I would like to ask about feedback for a refactor task of the TableGen backends.
The Capstone project (a lightweight disassembler) was in the need of customized output from TableGen backends. The emitted code had to be in C and some of it had to be altered.
To achieve this I separated the syntax output from the code generation logic in some backends.
Now I would like to ask you about feedback and, if possible, get it upstreamed. Of cause I am happy to make more changes to it if requested.
You can find the patch in this review:
The code emitted by TableGen backends is a useful resource for non LLVM tools.
(Capstone makes heavy use of this code to disassemble opcodes without the need to implement a complete disassembler on its own).
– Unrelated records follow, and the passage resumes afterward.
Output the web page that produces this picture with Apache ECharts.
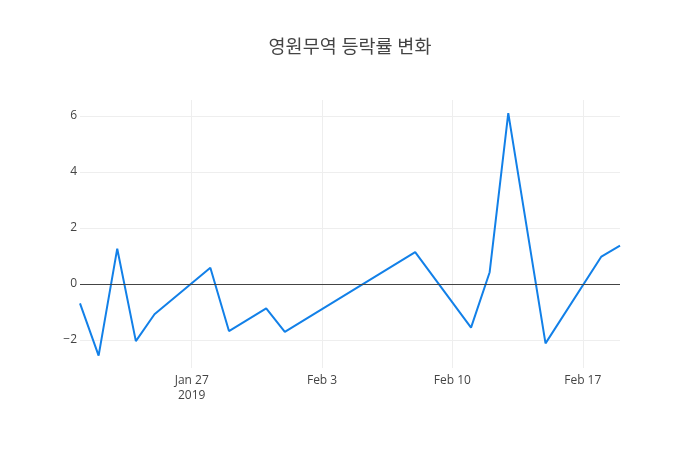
<!DOCTYPE html>
<html>
<head>
<meta charset="utf-8">
<script src="https://cdn.jsdelivr.net/npm/echarts@6/dist/echarts.min.js"></script>
<style>html,body{margin:0;padding:0;background:#fff}#c{width:700px;height:450px}</style>
</head>
<body>
<div id="c"></div>
<script>
const title = '영원무역 등락률 변화';
const dates = ['2019-01-21','2019-01-22','2019-01-23','2019-01-24','2019-01-25','2019-01-28','2019-01-29','2019-01-31','2019-02-01','2019-02-08','2019-02-11','2019-02-12','2019-02-13','2019-02-15','2019-02-18','2019-02-19'];
const changes = [-0.69,-2.56,1.26,-2.04,-1.08,0.58,-1.68,-0.87,-1.71,1.14,-1.56,0.42,6.10,-2.12,0.98,1.37];
const xTickDates = ['2019-01-27','2019-02-03','2019-02-10','2019-02-17'];
const xTickLabels = ['Jan 27\n2019','Feb 3','Feb 10','Feb 17'];
const yTicks = [-2,0,2,4,6];
const xMinDate = '2019-01-21', xMaxDate = '2019-02-19';
const yMin = -3.0, yMax = 6.57;

// day number since 2019-01-01 (UTC, no timezone issues)
const dayNum = s => { const [y,m,d] = s.split('-').map(Number); return (Date.UTC(y, m-1, d) - Date.UTC(2019, 0, 1)) / 86400000; };
const xTicks = xTickDates.map(dayNum);
const chart = echarts.init(document.getElementById('c'));
const font = '"Open Sans", "Noto Sans CJK KR", sans-serif';
chart.setOption({
  animation: false,
  backgroundColor: '#fff',
  title: {
    text: title, left: 'center', top: 33,
    textStyle: {fontFamily: font, fontSize: 18.5, fontWeight: 'normal', color: '#444'}
  },
  grid: {left: 80, right: 80, top: 100, bottom: 82, containLabel: false},
  xAxis: {
    type: 'value', min: dayNum(xMinDate), max: dayNum(xMaxDate),
    axisLine: {show: false},
    axisTick: {show: false, customValues: xTicks},
    splitLine: {show: true, lineStyle: {color: '#eee', width: 1}},
    axisLabel: {
      customValues: xTicks, margin: 5, color: '#444', fontFamily: font, fontSize: 12, lineHeight: 15,
      formatter: v => { const i = xTicks.indexOf(v); return i >= 0 ? xTickLabels[i] : ''; }
    }
  },
  yAxis: {
    type: 'value', min: yMin, max: yMax,
    axisLine: {show: false},
    axisTick: {show: false, customValues: yTicks},
    splitLine: {show: true, lineStyle: {color: '#eee', width: 1}},
    axisLabel: {customValues: yTicks, margin: 3, color: '#444', fontFamily: font, fontSize: 12,
      formatter: v => (v < 0 ? '\u2212' + Math.abs(v) : String(v))}
  },
  series: [{
    type: 'line',
    data: dates.map((d, i) => [dayNum(d), changes[i]]),
    showSymbol: false, symbol: 'none',
    lineStyle: {color: '#1280e8', width: 2},
    markLine: {
      silent: true, symbol: 'none', label: {show: false},
      lineStyle: {color: '#444', width: 1, type: 'solid'},
      data: [{yAxis: 0}]
    },
    z: 3
  }]
});
</script>
</body>
</html>
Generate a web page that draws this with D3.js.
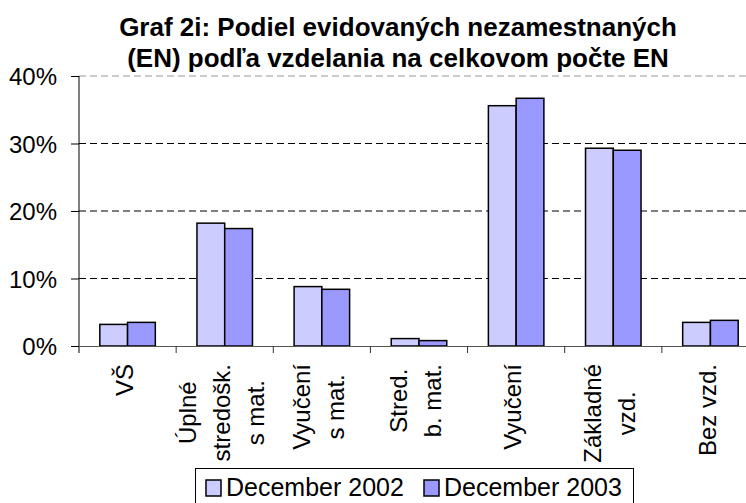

The problem is that the backends can only emit C++ code and the user has no control which parts are emitted and which are not. Altering the output is also not possible.
For example, there is no option for the user to emit only arrays and not the functions and enums.
Emitting the code in another language than C++ is also not possible. Although it could be useful if projects need the code in Java, C or other syntax.
Writing a new backend for these use cases is not necessarily an option, if the code needed is the one emitted by a specific backend. Writing such a “new” backend would simply duplicate the original one. And updating this duplicated backend with each LLVM release is maintenance heavy.
Adding an abstraction layer between the code generation and the syntax output would be helpful here.
For example, if the backend emits a specific
enum X it generates the information and calls a
Printer::emitEnumX(<eunm_data>) method. This method prints the syntax to the output stream.
If the syntax output must be altered, it is only necessary to override this
emitEnumX method of the
Printer class (for an implementation see the review above).